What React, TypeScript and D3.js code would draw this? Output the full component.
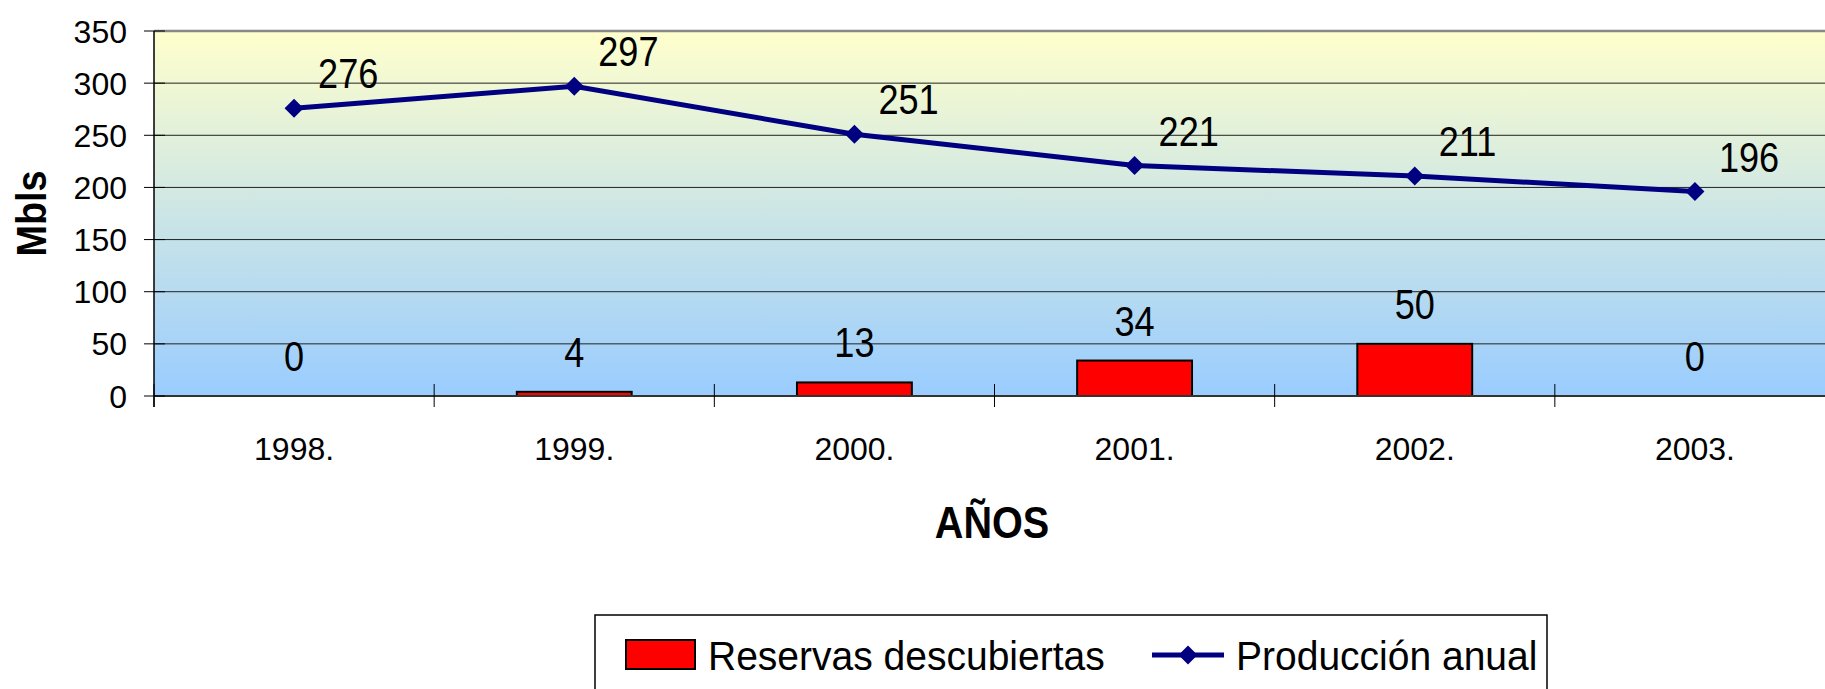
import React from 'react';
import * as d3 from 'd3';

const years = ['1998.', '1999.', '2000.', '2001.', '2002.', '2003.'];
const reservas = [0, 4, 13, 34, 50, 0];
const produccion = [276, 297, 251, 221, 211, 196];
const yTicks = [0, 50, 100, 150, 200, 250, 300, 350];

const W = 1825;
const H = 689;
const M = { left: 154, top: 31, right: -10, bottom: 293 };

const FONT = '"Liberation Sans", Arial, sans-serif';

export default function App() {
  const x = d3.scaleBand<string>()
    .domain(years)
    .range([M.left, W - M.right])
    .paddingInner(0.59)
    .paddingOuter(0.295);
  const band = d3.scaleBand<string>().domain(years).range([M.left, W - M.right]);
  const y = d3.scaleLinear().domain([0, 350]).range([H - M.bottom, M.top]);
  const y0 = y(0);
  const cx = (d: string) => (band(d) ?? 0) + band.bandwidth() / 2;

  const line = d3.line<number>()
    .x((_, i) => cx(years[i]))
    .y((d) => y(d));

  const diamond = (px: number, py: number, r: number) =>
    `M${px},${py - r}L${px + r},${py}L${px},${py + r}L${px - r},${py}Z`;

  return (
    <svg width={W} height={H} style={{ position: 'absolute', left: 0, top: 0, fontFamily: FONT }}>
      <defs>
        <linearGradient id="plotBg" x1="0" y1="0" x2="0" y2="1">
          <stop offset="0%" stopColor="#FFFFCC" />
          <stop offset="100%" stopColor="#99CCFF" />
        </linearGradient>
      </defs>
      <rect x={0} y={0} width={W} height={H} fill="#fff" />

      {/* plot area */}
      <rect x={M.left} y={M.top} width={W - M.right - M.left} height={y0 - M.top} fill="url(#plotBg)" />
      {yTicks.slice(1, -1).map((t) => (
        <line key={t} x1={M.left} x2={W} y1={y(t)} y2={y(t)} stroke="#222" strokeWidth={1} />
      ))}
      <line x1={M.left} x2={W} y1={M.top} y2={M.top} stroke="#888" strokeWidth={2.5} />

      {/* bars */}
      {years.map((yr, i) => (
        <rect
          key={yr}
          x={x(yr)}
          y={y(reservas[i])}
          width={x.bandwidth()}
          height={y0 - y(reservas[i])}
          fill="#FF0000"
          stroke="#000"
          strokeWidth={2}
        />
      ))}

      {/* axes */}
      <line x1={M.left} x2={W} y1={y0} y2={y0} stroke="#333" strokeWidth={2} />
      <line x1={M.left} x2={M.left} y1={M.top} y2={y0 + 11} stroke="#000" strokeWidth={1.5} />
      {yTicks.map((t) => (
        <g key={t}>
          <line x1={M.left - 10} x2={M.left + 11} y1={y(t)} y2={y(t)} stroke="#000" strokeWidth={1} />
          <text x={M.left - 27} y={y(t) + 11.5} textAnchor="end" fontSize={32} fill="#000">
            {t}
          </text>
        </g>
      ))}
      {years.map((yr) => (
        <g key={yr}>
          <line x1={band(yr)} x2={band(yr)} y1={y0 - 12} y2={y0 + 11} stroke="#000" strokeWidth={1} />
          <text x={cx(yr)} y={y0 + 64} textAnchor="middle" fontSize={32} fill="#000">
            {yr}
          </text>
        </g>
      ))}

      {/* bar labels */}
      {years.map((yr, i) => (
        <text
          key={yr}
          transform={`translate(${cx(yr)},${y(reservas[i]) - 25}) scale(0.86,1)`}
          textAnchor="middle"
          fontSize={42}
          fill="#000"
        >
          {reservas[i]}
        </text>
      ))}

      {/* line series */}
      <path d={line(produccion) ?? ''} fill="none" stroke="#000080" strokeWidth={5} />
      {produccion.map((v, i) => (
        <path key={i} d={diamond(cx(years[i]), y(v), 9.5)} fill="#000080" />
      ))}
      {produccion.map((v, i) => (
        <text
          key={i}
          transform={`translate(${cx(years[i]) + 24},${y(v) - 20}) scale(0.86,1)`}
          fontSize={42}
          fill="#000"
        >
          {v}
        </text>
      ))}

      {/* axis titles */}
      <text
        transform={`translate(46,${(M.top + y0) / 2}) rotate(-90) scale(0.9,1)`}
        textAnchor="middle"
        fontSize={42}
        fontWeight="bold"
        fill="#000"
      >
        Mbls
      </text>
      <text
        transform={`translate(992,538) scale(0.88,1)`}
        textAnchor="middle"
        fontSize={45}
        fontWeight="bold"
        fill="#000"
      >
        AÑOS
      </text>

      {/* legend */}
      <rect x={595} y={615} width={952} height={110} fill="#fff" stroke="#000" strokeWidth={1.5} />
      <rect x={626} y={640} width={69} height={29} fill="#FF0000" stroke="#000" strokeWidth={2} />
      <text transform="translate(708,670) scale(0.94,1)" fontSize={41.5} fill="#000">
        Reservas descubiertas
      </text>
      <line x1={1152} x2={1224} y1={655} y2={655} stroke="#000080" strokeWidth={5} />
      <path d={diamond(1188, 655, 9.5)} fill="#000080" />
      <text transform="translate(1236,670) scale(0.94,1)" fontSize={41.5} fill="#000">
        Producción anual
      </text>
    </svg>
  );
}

════

Job.
Repeat the listing in full and exactly. Leave any pictures out.

Solution to the exercise.
What React, TypeScript and D3.js code would draw this? Output the full component.
import React from 'react';
import * as d3 from 'd3';

const years = ['1998.', '1999.', '2000.', '2001.', '2002.', '2003.'];
const reservas = [0, 4, 13, 34, 50, 0];
const produccion = [276, 297, 251, 221, 211, 196];
const yTicks = [0, 50, 100, 150, 200, 250, 300, 350];

const W = 1825;
const H = 689;
const M = { left: 154, top: 31, right: -10, bottom: 293 };

const FONT = '"Liberation Sans", Arial, sans-serif';

export default function App() {
  const x = d3.scaleBand<string>()
    .domain(years)
    .range([M.left, W - M.right])
    .paddingInner(0.59)
    .paddingOuter(0.295);
  const band = d3.scaleBand<string>().domain(years).range([M.left, W - M.right]);
  const y = d3.scaleLinear().domain([0, 350]).range([H - M.bottom, M.top]);
  const y0 = y(0);
  const cx = (d: string) => (band(d) ?? 0) + band.bandwidth() / 2;

  const line = d3.line<number>()
    .x((_, i) => cx(years[i]))
    .y((d) => y(d));

  const diamond = (px: number, py: number, r: number) =>
    `M${px},${py - r}L${px + r},${py}L${px},${py + r}L${px - r},${py}Z`;

  return (
    <svg width={W} height={H} style={{ position: 'absolute', left: 0, top: 0, fontFamily: FONT }}>
      <defs>
        <linearGradient id="plotBg" x1="0" y1="0" x2="0" y2="1">
          <stop offset="0%" stopColor="#FFFFCC" />
          <stop offset="100%" stopColor="#99CCFF" />
        </linearGradient>
      </defs>
      <rect x={0} y={0} width={W} height={H} fill="#fff" />

      {/* plot area */}
      <rect x={M.left} y={M.top} width={W - M.right - M.left} height={y0 - M.top} fill="url(#plotBg)" />
      {yTicks.slice(1, -1).map((t) => (
        <line key={t} x1={M.left} x2={W} y1={y(t)} y2={y(t)} stroke="#222" strokeWidth={1} />
      ))}
      <line x1={M.left} x2={W} y1={M.top} y2={M.top} stroke="#888" strokeWidth={2.5} />

      {/* bars */}
      {years.map((yr, i) => (
        <rect
          key={yr}
          x={x(yr)}
          y={y(reservas[i])}
          width={x.bandwidth()}
          height={y0 - y(reservas[i])}
          fill="#FF0000"
          stroke="#000"
          strokeWidth={2}
        />
      ))}

      {/* axes */}
      <line x1={M.left} x2={W} y1={y0} y2={y0} stroke="#333" strokeWidth={2} />
      <line x1={M.left} x2={M.left} y1={M.top} y2={y0 + 11} stroke="#000" strokeWidth={1.5} />
      {yTicks.map((t) => (
        <g key={t}>
          <line x1={M.left - 10} x2={M.left + 11} y1={y(t)} y2={y(t)} stroke="#000" strokeWidth={1} />
          <text x={M.left - 27} y={y(t) + 11.5} textAnchor="end" fontSize={32} fill="#000">
            {t}
          </text>
        </g>
      ))}
      {years.map((yr) => (
        <g key={yr}>
          <line x1={band(yr)} x2={band(yr)} y1={y0 - 12} y2={y0 + 11} stroke="#000" strokeWidth={1} />
          <text x={cx(yr)} y={y0 + 64} textAnchor="middle" fontSize={32} fill="#000">
            {yr}
          </text>
        </g>
      ))}

      {/* bar labels */}
      {years.map((yr, i) => (
        <text
          key={yr}
          transform={`translate(${cx(yr)},${y(reservas[i]) - 25}) scale(0.86,1)`}
          textAnchor="middle"
          fontSize={42}
          fill="#000"
        >
          {reservas[i]}
        </text>
      ))}

      {/* line series */}
      <path d={line(produccion) ?? ''} fill="none" stroke="#000080" strokeWidth={5} />
      {produccion.map((v, i) => (
        <path key={i} d={diamond(cx(years[i]), y(v), 9.5)} fill="#000080" />
      ))}
      {produccion.map((v, i) => (
        <text
          key={i}
          transform={`translate(${cx(years[i]) + 24},${y(v) - 20}) scale(0.86,1)`}
          fontSize={42}
          fill="#000"
        >
          {v}
        </text>
      ))}

      {/* axis titles */}
      <text
        transform={`translate(46,${(M.top + y0) / 2}) rotate(-90) scale(0.9,1)`}
        textAnchor="middle"
        fontSize={42}
        fontWeight="bold"
        fill="#000"
      >
        Mbls
      </text>
      <text
        transform={`translate(992,538) scale(0.88,1)`}
        textAnchor="middle"
        fontSize={45}
        fontWeight="bold"
        fill="#000"
      >
        AÑOS
      </text>

      {/* legend */}
      <rect x={595} y={615} width={952} height={110} fill="#fff" stroke="#000" strokeWidth={1.5} />
      <rect x={626} y={640} width={69} height={29} fill="#FF0000" stroke="#000" strokeWidth={2} />
      <text transform="translate(708,670) scale(0.94,1)" fontSize={41.5} fill="#000">
        Reservas descubiertas
      </text>
      <line x1={1152} x2={1224} y1={655} y2={655} stroke="#000080" strokeWidth={5} />
      <path d={diamond(1188, 655, 9.5)} fill="#000080" />
      <text transform="translate(1236,670) scale(0.94,1)" fontSize={41.5} fill="#000">
        Producción anual
      </text>
    </svg>
  );
}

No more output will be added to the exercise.